Il est vrai qu’on ne s’attendait pas à une telle ampleur des droits de douane, notamment à Bordeaux, où les exportations de vin sont directement touchées. Le secteur viticole, déjà en crise, subit en plus des effets de substitution sur le marché américain, qui reste l’un de ses débouchés essentiels.

Comment s’inscrit le travail des économistes dans le débat politique et public ?
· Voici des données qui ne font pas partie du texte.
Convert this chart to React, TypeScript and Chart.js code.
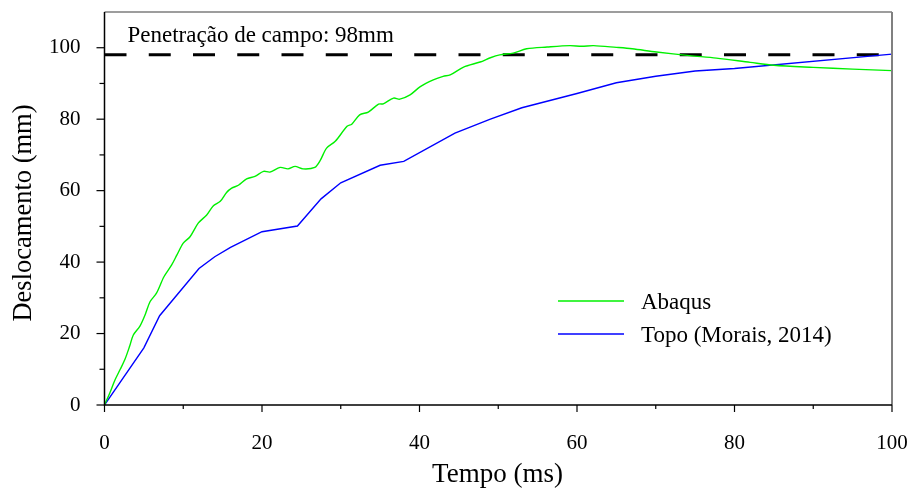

Les économistes ne sont pas censés faire de politique. Notre rôle est de fournir des clés de compréhension et des résultats, charge aux responsables politiques de s’en emparer. Nous travaillons aussi avec des hypothèses qui peuvent ne pas être partagées par la communauté.
En revanche, nous pouvons analyser des décisions publiques et, dans certains cas, anticiper leur inefficacité. Par exemple, annoncer des prix planchers en agriculture (lors de salon de l’agriculture 2024) sans connaître précisément les coûts de production est économiquement infondé. L’expérience montre que l’encadrement administratif des prix n’atteint pas les résultats escomptés, sans quoi la mesure serait déjà généralisée.
A contrario, concernant la dette française, qui suscite l’intérêt car la France est au cœur de la zone euro, les économistes ont une vision moins dramatique de la situation dès lors qu’elle est analysée dans un cadre comparatif. Il y a quelques années, l’Italie était annoncée comme la grande malade de l’Europe, aujourd’hui elle a une économie qui est performante.

Au vu de sujets brûlants tels que les droits de douane, l’économie avance-t-elle au rythme de l’actualité ?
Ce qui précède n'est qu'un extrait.